SUPPLIED MATERIAL:
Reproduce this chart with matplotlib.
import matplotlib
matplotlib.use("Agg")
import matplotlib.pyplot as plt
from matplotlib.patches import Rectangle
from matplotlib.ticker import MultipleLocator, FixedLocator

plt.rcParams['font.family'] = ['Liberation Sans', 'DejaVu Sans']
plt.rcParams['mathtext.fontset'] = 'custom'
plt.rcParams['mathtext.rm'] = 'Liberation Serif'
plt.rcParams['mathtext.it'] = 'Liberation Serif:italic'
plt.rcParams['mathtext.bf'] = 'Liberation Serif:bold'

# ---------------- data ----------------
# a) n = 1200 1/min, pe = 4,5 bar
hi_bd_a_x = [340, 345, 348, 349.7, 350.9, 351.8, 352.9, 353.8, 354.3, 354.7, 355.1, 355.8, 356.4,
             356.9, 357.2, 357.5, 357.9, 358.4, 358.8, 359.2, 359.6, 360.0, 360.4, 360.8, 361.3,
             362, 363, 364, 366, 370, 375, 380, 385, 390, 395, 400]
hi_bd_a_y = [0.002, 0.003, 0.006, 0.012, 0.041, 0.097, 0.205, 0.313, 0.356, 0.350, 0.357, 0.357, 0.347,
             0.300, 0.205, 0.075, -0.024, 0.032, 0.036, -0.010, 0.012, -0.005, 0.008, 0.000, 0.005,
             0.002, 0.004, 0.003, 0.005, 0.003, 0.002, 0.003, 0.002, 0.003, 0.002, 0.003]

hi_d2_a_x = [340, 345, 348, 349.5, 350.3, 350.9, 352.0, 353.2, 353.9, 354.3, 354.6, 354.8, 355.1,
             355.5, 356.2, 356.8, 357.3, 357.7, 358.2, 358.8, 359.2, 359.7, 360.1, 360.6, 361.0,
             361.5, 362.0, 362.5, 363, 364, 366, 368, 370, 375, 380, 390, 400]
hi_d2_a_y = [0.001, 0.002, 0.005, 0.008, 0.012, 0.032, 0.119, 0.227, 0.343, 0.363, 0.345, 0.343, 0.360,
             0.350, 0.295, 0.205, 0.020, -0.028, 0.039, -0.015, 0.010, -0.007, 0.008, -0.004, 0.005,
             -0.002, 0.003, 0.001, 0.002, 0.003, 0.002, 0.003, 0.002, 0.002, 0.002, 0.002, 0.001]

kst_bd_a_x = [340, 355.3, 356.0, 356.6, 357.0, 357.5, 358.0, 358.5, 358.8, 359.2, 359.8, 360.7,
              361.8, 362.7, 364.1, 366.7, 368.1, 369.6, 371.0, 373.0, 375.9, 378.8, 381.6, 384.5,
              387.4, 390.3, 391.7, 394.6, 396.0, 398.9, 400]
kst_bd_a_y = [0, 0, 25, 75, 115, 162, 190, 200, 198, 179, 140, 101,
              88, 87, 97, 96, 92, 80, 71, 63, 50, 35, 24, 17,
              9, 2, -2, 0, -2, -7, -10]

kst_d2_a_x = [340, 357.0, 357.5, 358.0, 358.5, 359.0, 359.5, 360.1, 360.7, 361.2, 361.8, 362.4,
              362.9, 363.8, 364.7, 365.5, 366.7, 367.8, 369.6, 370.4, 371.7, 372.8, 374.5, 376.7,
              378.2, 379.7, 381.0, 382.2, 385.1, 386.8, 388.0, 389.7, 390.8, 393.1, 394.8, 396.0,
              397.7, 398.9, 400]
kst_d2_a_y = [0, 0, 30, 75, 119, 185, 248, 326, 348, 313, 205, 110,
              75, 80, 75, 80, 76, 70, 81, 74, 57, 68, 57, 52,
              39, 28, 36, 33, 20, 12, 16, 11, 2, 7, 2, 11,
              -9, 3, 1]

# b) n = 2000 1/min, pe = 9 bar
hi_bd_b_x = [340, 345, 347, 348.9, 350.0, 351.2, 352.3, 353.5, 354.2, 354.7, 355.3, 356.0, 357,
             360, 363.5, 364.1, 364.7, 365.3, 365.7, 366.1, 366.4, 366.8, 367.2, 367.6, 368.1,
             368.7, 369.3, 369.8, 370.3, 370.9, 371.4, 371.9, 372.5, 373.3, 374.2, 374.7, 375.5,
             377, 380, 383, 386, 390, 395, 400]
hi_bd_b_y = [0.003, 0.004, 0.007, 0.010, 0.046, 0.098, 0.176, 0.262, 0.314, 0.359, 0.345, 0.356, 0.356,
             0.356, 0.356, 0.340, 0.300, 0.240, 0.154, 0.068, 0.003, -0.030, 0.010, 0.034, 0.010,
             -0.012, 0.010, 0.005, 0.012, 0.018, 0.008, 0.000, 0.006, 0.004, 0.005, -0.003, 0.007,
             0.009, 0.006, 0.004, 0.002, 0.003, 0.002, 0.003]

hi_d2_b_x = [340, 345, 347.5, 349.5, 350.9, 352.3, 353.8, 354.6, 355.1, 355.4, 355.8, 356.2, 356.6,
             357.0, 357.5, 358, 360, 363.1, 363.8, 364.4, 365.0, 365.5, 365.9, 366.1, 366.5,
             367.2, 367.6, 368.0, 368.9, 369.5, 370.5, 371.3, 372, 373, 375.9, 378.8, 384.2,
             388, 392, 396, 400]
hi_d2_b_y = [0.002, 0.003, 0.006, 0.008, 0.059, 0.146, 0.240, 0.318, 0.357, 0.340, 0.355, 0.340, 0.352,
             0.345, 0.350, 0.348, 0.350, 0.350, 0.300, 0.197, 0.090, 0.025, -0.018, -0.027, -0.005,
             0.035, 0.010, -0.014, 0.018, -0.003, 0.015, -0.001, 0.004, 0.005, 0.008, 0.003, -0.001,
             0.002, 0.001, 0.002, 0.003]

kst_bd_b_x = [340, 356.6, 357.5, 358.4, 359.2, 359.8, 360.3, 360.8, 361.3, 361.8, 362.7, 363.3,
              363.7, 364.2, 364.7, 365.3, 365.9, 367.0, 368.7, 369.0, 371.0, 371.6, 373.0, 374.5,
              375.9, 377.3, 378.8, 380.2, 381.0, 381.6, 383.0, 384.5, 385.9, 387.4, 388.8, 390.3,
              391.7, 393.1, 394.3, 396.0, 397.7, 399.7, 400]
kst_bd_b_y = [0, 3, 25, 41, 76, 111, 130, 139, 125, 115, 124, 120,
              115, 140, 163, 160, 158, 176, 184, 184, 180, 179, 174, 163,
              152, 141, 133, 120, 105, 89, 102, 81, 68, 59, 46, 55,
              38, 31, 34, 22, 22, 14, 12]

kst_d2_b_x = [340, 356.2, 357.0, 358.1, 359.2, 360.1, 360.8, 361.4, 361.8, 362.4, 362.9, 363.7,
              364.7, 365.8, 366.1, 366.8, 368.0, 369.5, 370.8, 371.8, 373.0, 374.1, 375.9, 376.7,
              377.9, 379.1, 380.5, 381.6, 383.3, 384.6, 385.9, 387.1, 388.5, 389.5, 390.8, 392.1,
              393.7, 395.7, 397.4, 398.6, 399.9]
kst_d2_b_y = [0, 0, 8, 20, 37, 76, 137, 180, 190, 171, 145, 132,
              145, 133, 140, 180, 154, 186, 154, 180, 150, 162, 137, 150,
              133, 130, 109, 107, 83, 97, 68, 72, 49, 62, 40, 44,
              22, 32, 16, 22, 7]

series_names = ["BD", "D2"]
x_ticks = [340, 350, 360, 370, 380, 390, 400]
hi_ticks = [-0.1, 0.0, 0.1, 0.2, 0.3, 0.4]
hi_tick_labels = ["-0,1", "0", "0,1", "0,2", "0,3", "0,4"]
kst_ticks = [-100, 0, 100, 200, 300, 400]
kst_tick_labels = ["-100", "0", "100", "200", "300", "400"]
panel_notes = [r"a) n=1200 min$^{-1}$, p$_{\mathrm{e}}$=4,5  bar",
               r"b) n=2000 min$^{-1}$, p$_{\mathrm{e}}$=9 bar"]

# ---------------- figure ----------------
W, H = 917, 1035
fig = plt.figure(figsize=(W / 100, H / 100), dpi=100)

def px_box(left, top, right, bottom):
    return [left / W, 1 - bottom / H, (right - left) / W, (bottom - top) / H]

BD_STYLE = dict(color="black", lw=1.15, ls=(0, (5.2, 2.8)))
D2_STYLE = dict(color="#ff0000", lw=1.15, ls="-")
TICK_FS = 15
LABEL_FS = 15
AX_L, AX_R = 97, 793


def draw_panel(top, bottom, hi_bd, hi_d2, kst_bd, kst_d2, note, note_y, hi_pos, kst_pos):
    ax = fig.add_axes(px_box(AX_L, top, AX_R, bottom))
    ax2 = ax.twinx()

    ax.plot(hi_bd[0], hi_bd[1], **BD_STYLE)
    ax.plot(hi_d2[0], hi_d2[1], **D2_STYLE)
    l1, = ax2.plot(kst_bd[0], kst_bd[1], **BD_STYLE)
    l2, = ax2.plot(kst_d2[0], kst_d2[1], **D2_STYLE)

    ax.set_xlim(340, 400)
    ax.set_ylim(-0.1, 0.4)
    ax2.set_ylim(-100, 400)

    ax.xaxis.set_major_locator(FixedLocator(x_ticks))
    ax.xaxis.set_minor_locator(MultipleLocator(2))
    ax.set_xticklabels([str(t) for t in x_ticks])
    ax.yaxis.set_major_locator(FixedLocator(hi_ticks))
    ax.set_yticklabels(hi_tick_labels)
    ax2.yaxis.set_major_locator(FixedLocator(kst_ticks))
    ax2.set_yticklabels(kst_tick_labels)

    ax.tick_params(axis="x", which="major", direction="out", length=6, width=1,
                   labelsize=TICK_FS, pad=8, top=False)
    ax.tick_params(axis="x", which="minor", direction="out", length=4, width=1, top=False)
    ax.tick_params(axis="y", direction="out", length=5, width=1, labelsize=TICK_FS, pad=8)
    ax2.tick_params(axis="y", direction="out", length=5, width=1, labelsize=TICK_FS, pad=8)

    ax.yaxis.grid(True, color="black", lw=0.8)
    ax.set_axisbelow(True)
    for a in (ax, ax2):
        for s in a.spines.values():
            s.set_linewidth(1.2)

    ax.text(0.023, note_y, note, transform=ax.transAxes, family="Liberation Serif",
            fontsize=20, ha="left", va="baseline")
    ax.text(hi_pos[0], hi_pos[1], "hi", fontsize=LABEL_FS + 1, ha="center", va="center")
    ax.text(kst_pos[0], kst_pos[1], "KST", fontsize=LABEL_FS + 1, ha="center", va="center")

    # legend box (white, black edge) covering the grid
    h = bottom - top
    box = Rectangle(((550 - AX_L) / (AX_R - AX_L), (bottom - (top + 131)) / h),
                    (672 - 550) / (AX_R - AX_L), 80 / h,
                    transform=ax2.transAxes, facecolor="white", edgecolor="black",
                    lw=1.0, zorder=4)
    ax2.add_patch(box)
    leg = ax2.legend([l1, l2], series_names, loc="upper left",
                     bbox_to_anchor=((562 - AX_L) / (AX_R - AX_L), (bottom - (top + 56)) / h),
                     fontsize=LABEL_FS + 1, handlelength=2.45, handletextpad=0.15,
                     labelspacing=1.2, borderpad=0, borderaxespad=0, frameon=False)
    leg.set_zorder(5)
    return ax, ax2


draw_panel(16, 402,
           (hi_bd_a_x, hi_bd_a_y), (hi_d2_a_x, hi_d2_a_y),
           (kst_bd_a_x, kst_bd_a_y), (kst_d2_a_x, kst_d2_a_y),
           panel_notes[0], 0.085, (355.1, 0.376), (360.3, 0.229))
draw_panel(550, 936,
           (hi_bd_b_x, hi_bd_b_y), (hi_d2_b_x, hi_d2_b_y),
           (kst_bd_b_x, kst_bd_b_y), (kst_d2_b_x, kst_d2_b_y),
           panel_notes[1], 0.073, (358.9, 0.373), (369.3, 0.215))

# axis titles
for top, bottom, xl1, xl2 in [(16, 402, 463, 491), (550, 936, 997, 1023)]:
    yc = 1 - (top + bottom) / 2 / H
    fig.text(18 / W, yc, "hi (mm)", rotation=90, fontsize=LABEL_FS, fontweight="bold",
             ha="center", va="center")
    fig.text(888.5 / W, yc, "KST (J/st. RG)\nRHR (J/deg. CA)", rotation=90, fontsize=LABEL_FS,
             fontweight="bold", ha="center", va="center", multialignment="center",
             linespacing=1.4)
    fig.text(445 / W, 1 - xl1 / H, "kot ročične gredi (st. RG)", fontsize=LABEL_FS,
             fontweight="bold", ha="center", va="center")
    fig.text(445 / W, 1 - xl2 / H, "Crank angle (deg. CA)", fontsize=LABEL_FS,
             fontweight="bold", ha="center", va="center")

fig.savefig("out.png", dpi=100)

SHORT EXERCISE: Exactly repeat the lines above, from the opening line through the one with "plt.rcParams['mathtext.bf'] = 'Liberation", and include nothing else.

ANSWER TO THIS EXERCISE:
Reproduce this chart with matplotlib.
import matplotlib
matplotlib.use("Agg")
import matplotlib.pyplot as plt
from matplotlib.patches import Rectangle
from matplotlib.ticker import MultipleLocator, FixedLocator

plt.rcParams['font.family'] = ['Liberation Sans', 'DejaVu Sans']
plt.rcParams['mathtext.fontset'] = 'custom'
plt.rcParams['mathtext.rm'] = 'Liberation Serif'
plt.rcParams['mathtext.it'] = 'Liberation Serif:italic'
plt.rcParams['mathtext.bf'] = 'Liberation Serif:bold'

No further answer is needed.